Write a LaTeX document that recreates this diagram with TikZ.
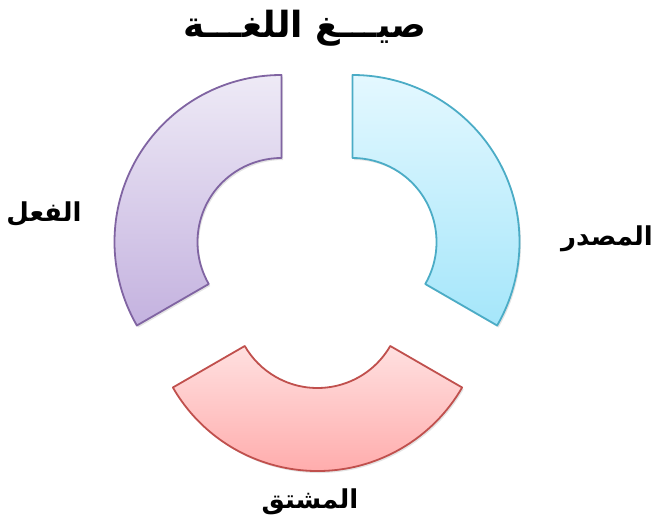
\documentclass[tikz,border=0pt]{standalone}
\usepackage{fontspec}
\newfontfamily\arabicfont[Script=Arabic]{DejaVu Sans}
\TeXXeTstate=1
\usetikzlibrary{shadows}
\definecolor{purpleline}{HTML}{8064A2}
\definecolor{purpletop}{HTML}{EEEAF6}
\definecolor{purplebot}{HTML}{C4B2DF}
\definecolor{cyanline}{HTML}{4BACC6}
\definecolor{cyantop}{HTML}{E4F8FF}
\definecolor{cyanbot}{HTML}{A5E6FA}
\definecolor{redline}{HTML}{C0504D}
\definecolor{redtop}{HTML}{FFE0E0}
\definecolor{redbot}{HTML}{FFA3A3}
\begin{document}
\begin{tikzpicture}[x=1pt,y=1pt]
\tikzset{
  seg/.style={line width=1.8pt, line join=round,
    drop shadow={shadow xshift=1.5pt, shadow yshift=-2pt, opacity=0.22}},
  lbl/.style={font=\arabicfont\bfseries\fontsize{26}{30}\selectfont, inner sep=0pt},
  ttl/.style={font=\arabicfont\bfseries\fontsize{36}{40}\selectfont, inner sep=0pt}
}
\useasboundingbox (0,0) rectangle (658,524);
% left segment (purple)
\draw[seg, draw=purpleline, top color=purpletop, bottom color=purplebot, shift={(281.5,282)}]
  (90:167) arc[start angle=90, end angle=210, radius=167pt]
  -- (210:84) arc[start angle=210, end angle=90, radius=84pt] -- cycle;
% right segment (cyan)
\draw[seg, draw=cyanline, top color=cyantop, bottom color=cyanbot, shift={(352.5,282)}]
  (90:167) arc[start angle=90, end angle=-30, radius=167pt]
  -- (-30:84) arc[start angle=-30, end angle=90, radius=84pt] -- cycle;
% bottom segment (red)
\draw[seg, draw=redline, top color=redtop, bottom color=redbot, shift={(317.5,220)}]
  (210:167) arc[start angle=210, end angle=330, radius=167pt]
  -- (330:84) arc[start angle=330, end angle=210, radius=84pt] -- cycle;
% texts
\node[ttl] (title) at (305,496) {\beginR صيـــغ اللغـــة\endR};
\node[lbl] (fil) at (44,310) {\beginR الفعل\endR};
\node[lbl] (masdar) at (607,285) {\beginR المصدر\endR};
\node[lbl] (mushtaq) at (310,22) {\beginR المشتق\endR};
\end{tikzpicture}
\end{document}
------------------------------------------------------------
Exercise instructions —
Repeat the listing in full and exactly. Leave any pictures out.

Solution to this exercise —
Write a LaTeX document that recreates this diagram with TikZ.
\documentclass[tikz,border=0pt]{standalone}
\usepackage{fontspec}
\newfontfamily\arabicfont[Script=Arabic]{DejaVu Sans}
\TeXXeTstate=1
\usetikzlibrary{shadows}
\definecolor{purpleline}{HTML}{8064A2}
\definecolor{purpletop}{HTML}{EEEAF6}
\definecolor{purplebot}{HTML}{C4B2DF}
\definecolor{cyanline}{HTML}{4BACC6}
\definecolor{cyantop}{HTML}{E4F8FF}
\definecolor{cyanbot}{HTML}{A5E6FA}
\definecolor{redline}{HTML}{C0504D}
\definecolor{redtop}{HTML}{FFE0E0}
\definecolor{redbot}{HTML}{FFA3A3}
\begin{document}
\begin{tikzpicture}[x=1pt,y=1pt]
\tikzset{
  seg/.style={line width=1.8pt, line join=round,
    drop shadow={shadow xshift=1.5pt, shadow yshift=-2pt, opacity=0.22}},
  lbl/.style={font=\arabicfont\bfseries\fontsize{26}{30}\selectfont, inner sep=0pt},
  ttl/.style={font=\arabicfont\bfseries\fontsize{36}{40}\selectfont, inner sep=0pt}
}
\useasboundingbox (0,0) rectangle (658,524);
% left segment (purple)
\draw[seg, draw=purpleline, top color=purpletop, bottom color=purplebot, shift={(281.5,282)}]
  (90:167) arc[start angle=90, end angle=210, radius=167pt]
  -- (210:84) arc[start angle=210, end angle=90, radius=84pt] -- cycle;
% right segment (cyan)
\draw[seg, draw=cyanline, top color=cyantop, bottom color=cyanbot, shift={(352.5,282)}]
  (90:167) arc[start angle=90, end angle=-30, radius=167pt]
  -- (-30:84) arc[start angle=-30, end angle=90, radius=84pt] -- cycle;
% bottom segment (red)
\draw[seg, draw=redline, top color=redtop, bottom color=redbot, shift={(317.5,220)}]
  (210:167) arc[start angle=210, end angle=330, radius=167pt]
  -- (330:84) arc[start angle=330, end angle=210, radius=84pt] -- cycle;
% texts
\node[ttl] (title) at (305,496) {\beginR صيـــغ اللغـــة\endR};
\node[lbl] (fil) at (44,310) {\beginR الفعل\endR};
\node[lbl] (masdar) at (607,285) {\beginR المصدر\endR};
\node[lbl] (mushtaq) at (310,22) {\beginR المشتق\endR};
\end{tikzpicture}
\end{document}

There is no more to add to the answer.